Indonesian Steel Factories Falling One by One, Now Krakatau Osaka Steel Closes Due to Cheap Imported Steel
The national steel industry has lost another player after one company halted operations due to pressure from cheap imported steel. Uneven price competition has made it increasingly difficult for domestic producers to survive amid a global oversupply.
PT Krakatau Osaka Steel (KOS) has officially stopped production at the end of April 2026 and will close all business activities in June 2026 after years of declining business performance.
The industry is under pressure as the domestic construction steel market weakens, while cheaper imported products increasingly dominate the market. Global steel producers have advantages in production scale and cost efficiency, allowing them to offer far more competitive prices than domestic producers.

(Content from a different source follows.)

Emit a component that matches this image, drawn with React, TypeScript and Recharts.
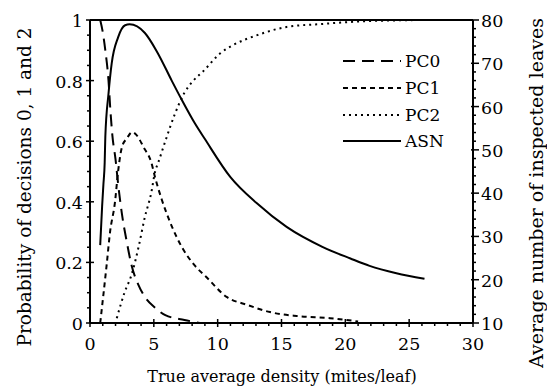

Bhima Yudhistira Adhinegara, Executive Director of the Center of Economic and Law Studies (CELIOS), views the closure of KOS as reflective of structural problems in the national steel industry. “Krakatau Osaka Steel (KOS) is actually the second victim. Previously, in October 2025, the Metal Steel Group factory owned by Ispat Indo, operating in Surabaya, also closed,” said Bhima on Wednesday (6/5/2026).
According to Bhima, the flood of cheap steel imports from China has created unbalanced price competition. The current capacity utilisation of the national steel industry is only around 52 percent, far from the ideal level of about 80 percent.
“China’s steel production in a year is around 1 billion tonnes. Imagine, just 2 percent exported to Indonesia already exceeds Indonesia’s production capacity. This is unfair competition given the cheaper price of Chinese steel,” said Bhima.
He urged the government to accelerate anti-dumping policies from upstream to downstream.
Findings from the Indonesian Anti-Dumping Committee regarding Chinese steel dumping practices, with price differences of 5.9 percent to 55.6 percent cheaper, are seen as a basis for strengthening protection of the domestic industry.